In her new book, Going Rogue , Sarah Palin says President Barack Obama's support for a cap-and-trade plan is "misguided."
"The president has already admitted that the policy he seeks will cause our electricity bills to 'skyrocket.' Sadly, those hit hardest will be those who are already struggling to make ends meet. So much for the campaign promise not to raise taxes on anyone making less than $250,000 a year."
Before we examine her claim, here's a quick summary of cap and trade for those who aren't familiar with it: To slow climate change, the government would set a cap on carbon dioxide and other greenhouse gas emissions. To comply, companies such as electric utilities must either upgrade to cleaner technologies or buy credits — also known as allowances — to continue polluting. Companies can buy and sell the credits as necessary to conduct their business.
We were familiar with Barack Obama's original quote from his campaign for president. It came from a videotaped interview he did with the San Francisco Chronicle editorial board very early in the campaign in January 2008.
"Under my plan of a cap-and-trade system, electricity rates would necessarily skyrocket," Obama told the Chronicle . "Coal-powered plants, you know, natural gas, you name it, whatever the plants were, whatever the industry was, they would have to retrofit their operations. That will cost money. They will pass that money on to consumers."
(Separately, we rated Palin's statement on this comment True .)
Ordinarily, higher electricty rates would hit hardest those "already struggling to make ends meet," because it's awfully hard in this day and age to do without a basic level of electricity. But the actual legislation being considered in Congress now takes that into account, and includes measures intended to lower electricity rates for consumers.
Reps. Henry Waxman and Edward Markey, Democrats from California and Massachusetts, respectively, wrote the bill that passed the House in June. Their goal is to lower carbon pollution by 17 percent by 2020 and 83 percent by 2050. Under their plan, most pollution permits initially would be given to companies for free. But eventually, they would have to buy those permits from the government.

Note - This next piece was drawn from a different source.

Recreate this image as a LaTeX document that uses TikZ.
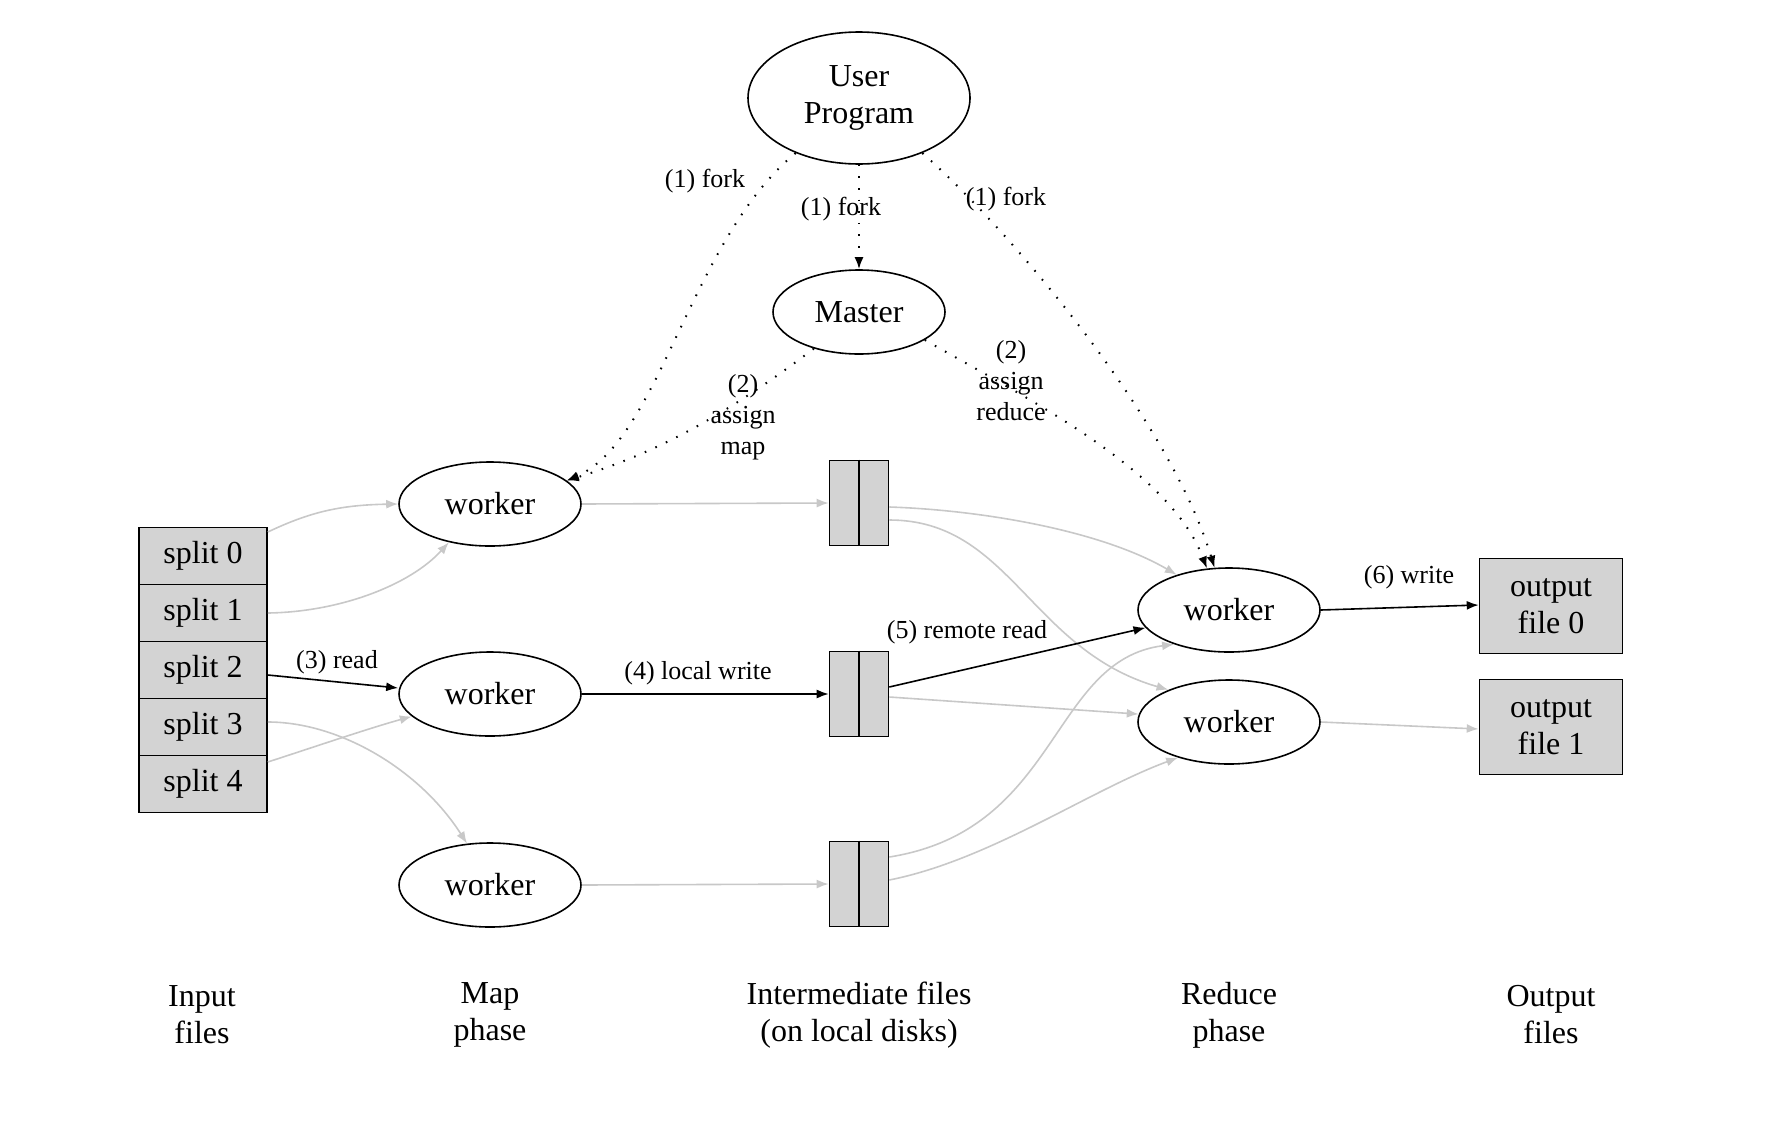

Under the bill, 30 to 40 percent of the revenues raised would go back to electric utilities to be passed on to consumers to offset higher rates they would have to pay. The money would be passed to consumers through rebates or expanded efficiency programs, and an additional 15 percent of the revenue would go directly to low-income consumers.
So how much would rates go up for consumers? It's hard to say. There has been much debate about the costs, and it's been difficult to come up with a reliable number because the bills have been changing as they move through the House and the Senate. Republicans have cited numbers as high as $3,000 per year, a claim that when it was combined with a falsehood on health care, earned our Pants on Fire rating. Recent estimates by the Congressional Budget Office and the Environmental Protection Agency are much lower — between $80 and $340 a year, depending on income.
But we do know that the bill seeks to offset those higher costs through rebates for low-income consumers. In fact, the poorest people might see a net benefit from cap and trade, according to an analysis by the Congressional Budget Office, the nonpartisan, independent arm of Congress. It analyzed the effect on rates by household income in 2020 and found that the lowest 20 percent of households would see a net benefit of $40 per year. The next 20 percent of households would see an added cost of $40 per year. The middle 20 percent would pay $235 a year more; the second-highest 20 percent would pay $340 a year more, and the top 20 percent would pay $245 a year more. (The top tier does a little better because of credits for businesses.)
The House bill is not the final version of cap and trade; the Senate still needs to consider its own bill. Palin is correct in that lower-income households would feel the impact of higher utility costs, but the House bill contains significant offsets to help people of modest means. Thanks to its offsets, the plan is not entirely regressive because the lowest one-fifth of households would see a net benefit. So we rate Palin's statement Half True.